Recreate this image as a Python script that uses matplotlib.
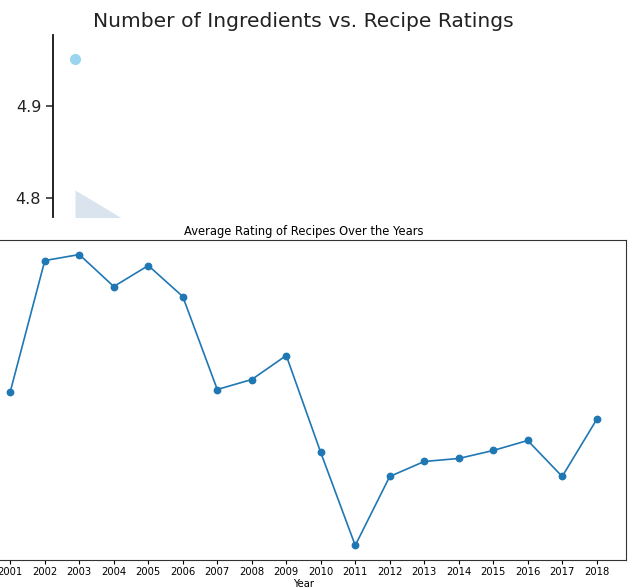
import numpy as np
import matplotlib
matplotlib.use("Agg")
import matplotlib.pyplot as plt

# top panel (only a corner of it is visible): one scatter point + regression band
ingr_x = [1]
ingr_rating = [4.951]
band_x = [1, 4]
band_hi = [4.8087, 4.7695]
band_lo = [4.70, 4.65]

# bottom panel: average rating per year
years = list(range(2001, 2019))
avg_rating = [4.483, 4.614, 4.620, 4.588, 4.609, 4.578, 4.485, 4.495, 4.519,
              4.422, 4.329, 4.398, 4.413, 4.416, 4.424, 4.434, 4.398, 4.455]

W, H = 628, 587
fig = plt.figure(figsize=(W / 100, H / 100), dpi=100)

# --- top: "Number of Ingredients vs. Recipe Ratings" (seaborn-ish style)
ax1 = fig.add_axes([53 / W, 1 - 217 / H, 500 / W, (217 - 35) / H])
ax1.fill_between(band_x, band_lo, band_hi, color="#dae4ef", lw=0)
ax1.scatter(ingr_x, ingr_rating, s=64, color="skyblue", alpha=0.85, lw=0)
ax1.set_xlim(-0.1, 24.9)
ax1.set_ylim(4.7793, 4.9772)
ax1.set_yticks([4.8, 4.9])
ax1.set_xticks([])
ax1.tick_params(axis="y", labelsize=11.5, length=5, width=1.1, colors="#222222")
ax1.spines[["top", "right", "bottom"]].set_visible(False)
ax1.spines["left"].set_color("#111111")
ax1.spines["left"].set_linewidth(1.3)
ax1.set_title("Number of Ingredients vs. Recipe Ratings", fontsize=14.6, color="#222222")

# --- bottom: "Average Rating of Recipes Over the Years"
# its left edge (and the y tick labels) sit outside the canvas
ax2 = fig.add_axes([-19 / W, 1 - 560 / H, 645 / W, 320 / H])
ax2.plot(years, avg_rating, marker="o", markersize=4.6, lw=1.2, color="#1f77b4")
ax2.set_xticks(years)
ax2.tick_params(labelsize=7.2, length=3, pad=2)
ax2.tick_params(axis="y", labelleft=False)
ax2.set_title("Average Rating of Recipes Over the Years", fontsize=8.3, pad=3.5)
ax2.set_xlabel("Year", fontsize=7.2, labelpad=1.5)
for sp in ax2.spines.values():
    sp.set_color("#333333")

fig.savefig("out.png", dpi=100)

* * * * * * * * *

• What is needed:
Images should not appear in the copy; retype the listing above exactly.

• Result of the task:
Recreate this image as a Python script that uses matplotlib.
import numpy as np
import matplotlib
matplotlib.use("Agg")
import matplotlib.pyplot as plt

# top panel (only a corner of it is visible): one scatter point + regression band
ingr_x = [1]
ingr_rating = [4.951]
band_x = [1, 4]
band_hi = [4.8087, 4.7695]
band_lo = [4.70, 4.65]

# bottom panel: average rating per year
years = list(range(2001, 2019))
avg_rating = [4.483, 4.614, 4.620, 4.588, 4.609, 4.578, 4.485, 4.495, 4.519,
              4.422, 4.329, 4.398, 4.413, 4.416, 4.424, 4.434, 4.398, 4.455]

W, H = 628, 587
fig = plt.figure(figsize=(W / 100, H / 100), dpi=100)

# --- top: "Number of Ingredients vs. Recipe Ratings" (seaborn-ish style)
ax1 = fig.add_axes([53 / W, 1 - 217 / H, 500 / W, (217 - 35) / H])
ax1.fill_between(band_x, band_lo, band_hi, color="#dae4ef", lw=0)
ax1.scatter(ingr_x, ingr_rating, s=64, color="skyblue", alpha=0.85, lw=0)
ax1.set_xlim(-0.1, 24.9)
ax1.set_ylim(4.7793, 4.9772)
ax1.set_yticks([4.8, 4.9])
ax1.set_xticks([])
ax1.tick_params(axis="y", labelsize=11.5, length=5, width=1.1, colors="#222222")
ax1.spines[["top", "right", "bottom"]].set_visible(False)
ax1.spines["left"].set_color("#111111")
ax1.spines["left"].set_linewidth(1.3)
ax1.set_title("Number of Ingredients vs. Recipe Ratings", fontsize=14.6, color="#222222")

# --- bottom: "Average Rating of Recipes Over the Years"
# its left edge (and the y tick labels) sit outside the canvas
ax2 = fig.add_axes([-19 / W, 1 - 560 / H, 645 / W, 320 / H])
ax2.plot(years, avg_rating, marker="o", markersize=4.6, lw=1.2, color="#1f77b4")
ax2.set_xticks(years)
ax2.tick_params(labelsize=7.2, length=3, pad=2)
ax2.tick_params(axis="y", labelleft=False)
ax2.set_title("Average Rating of Recipes Over the Years", fontsize=8.3, pad=3.5)
ax2.set_xlabel("Year", fontsize=7.2, labelpad=1.5)
for sp in ax2.spines.values():
    sp.set_color("#333333")

fig.savefig("out.png", dpi=100)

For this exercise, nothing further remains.